Werth: And bonnets. Lots of bonnets.
Wise: Banished from their home by the vagaries of British entitlement, sisters Elinor (Thompson) and Marianne (Kate Winslet) Dashwood retire to a remote cottage with their mother and younger sister Margaret. The seclusion only heightens the sisters' natural tendencies—Elinor to circumspection; Marianne to passion—and colors their interactions with potential suitors.
Werth: Although sadly there is no gravity-defying, kung fu swordplay.
Wise: The film is full of dualities: will Marianne choose the dashing Willoughby (a very sexy Greg Wise) or the more restrained Colonel Brandon (Alan Rickman)?; will Elinor rely on decorum or will she toss it aside in pursuit of true love (a remarkably stutter-free Hugh Grant)? Lee delights in these choices and dramatizes them onscreen.
He and cinematographer Michael Coulter carefully compose each shot, but often disrupt the harmony with turbulence, whether with a fluttering curtain, a jagged hedgerow, or Marianne's frantic dash across the hillside. While seeming unobtrusive, his camera moves pointedly reveal character, confining Elinor's suffering to a corner of the frame while Marianne's theatrics devour the screen.
But perhaps most characteristic of Lee's work is his use of the sky—rumor persists that he insisted on expensive CGI clouds to perfect a single shot—to express his characters' aspirations and to signal the emotional tenor of a scene. His sensitivity, tempered by rationality, infuses each of his films with not only a distinctive look, but also a set of themes that makes his work instantly recognizable and deeply personal.

Werth: A director that many consider to be a good candidate for auteur status is Stanley Kubrick. Throughout a wide range of film genres, Kubrick's films have a distinct visual style and viewpoint that make his work unmistakeable. One of his most popular films is 1964's long-titled Dr. Strangelove: Or How I Learned to Stop Worrying and Love the Bomb. Originally conceived as a thriller based on Peter George's Red Alert, Kubrick's re-writes of the script kept getting funnier and funnier. So he decided that the best way to communicate his dark theme of nuclear detente was through satire, and, with writer Terry Southern's help, he soon had a hilarious dark comedy script to shoot.
Wise: I wonder if Battleship began as a thoughtful examination of nuclear responsibility?
Werth: A crazed general trips an alarm sending U.S. bombers to drop nukes on Russia starting a domino effect that insures the destruction of both countries and the world. Now just reading the plot, it's hard to find anything funny about it, but all one has to do is look at some of the character names to know that this movie has a wicked sense of humor.

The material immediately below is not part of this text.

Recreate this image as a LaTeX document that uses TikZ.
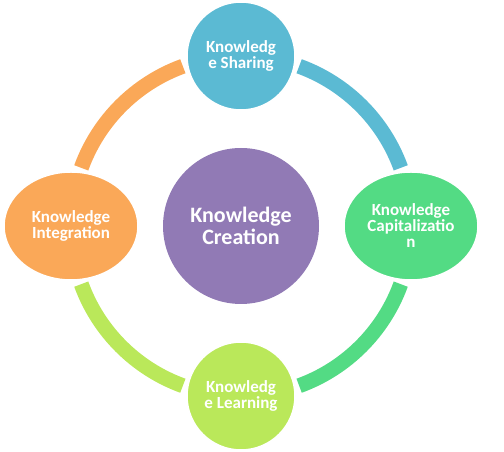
\documentclass[tikz,border=0pt]{standalone}
\usepackage{fontspec}
\setmainfont{Carlito}
\usetikzlibrary{shapes.geometric}
\definecolor{cblue}{HTML}{5BBAD3}
\definecolor{cgreen}{HTML}{53DB84}
\definecolor{clime}{HTML}{BAE85A}
\definecolor{corange}{HTML}{FAA858}
\definecolor{cpurple}{HTML}{917AB5}
\newcommand\smallfnt{\bfseries\fontsize{17}{16}\selectfont}
\newcommand\bigfnt{\bfseries\fontsize{22}{22}\selectfont}
\begin{document}
\begin{tikzpicture}[x=1pt,y=1pt,
  ringarc/.style={line width=15pt},
  bubble/.style={circle, draw=white, line width=1.5pt, inner sep=0pt, text=white, align=center, font=\smallfnt, minimum size=108pt},
  oval/.style={ellipse, draw=white, line width=1.5pt, inner sep=0pt, text=white, align=center, font=\smallfnt, minimum width=134pt, minimum height=108pt},
  hub/.style={circle, inner sep=0pt, text=white, align=center, font=\bigfnt, minimum size=156pt}]
\useasboundingbox (0,0) rectangle (504,452);
\coordinate (ring) at (241,226);
\draw[ringarc, cblue] ([shift={(70:170pt)}]ring) arc[start angle=70, end angle=20, radius=170pt];
\draw[ringarc, cgreen] ([shift={(-20:170pt)}]ring) arc[start angle=-20, end angle=-70, radius=170pt];
\draw[ringarc, clime] ([shift={(-110:170pt)}]ring) arc[start angle=-110, end angle=-160, radius=170pt];
\draw[ringarc, corange] ([shift={(160:170pt)}]ring) arc[start angle=160, end angle=110, radius=170pt];
\node[hub, fill=cpurple] (create) at (241,226) {Knowledge\\Creation};
\node[bubble, fill=cblue] (share) at (241,396) {Knowledg\\e Sharing};
\node[oval, fill=cgreen] (capital) at (411,226) {Knowledge\\Capitalizatio\\n};
\node[bubble, fill=clime] (learn) at (241,56) {Knowledg\\e Learning};
\node[oval, fill=corange] (integ) at (71,226) {Knowledge\\Integration};
\end{tikzpicture}
\end{document}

Peter Sellers masterfully improvises three characters: Group Captain Lionel Mandrake, President Merkin Muffley and the ex-Nazi scientist Dr. Strangelove. George C. Scott chews up the scenery in the War Room as gum-chewing General Buck Turgidson. Sterling Hayden is the body fluid-obsessed commander of Burpelson Airbase, General Jack Ripper. Slim Pickens drawls his way onto a nuclear warhead as Major '"King" Kong. But Keenan Wynn really tips the comedy name scales as Colonel "Bat" Guano.
Wise: Clearly Kubrick should not name children.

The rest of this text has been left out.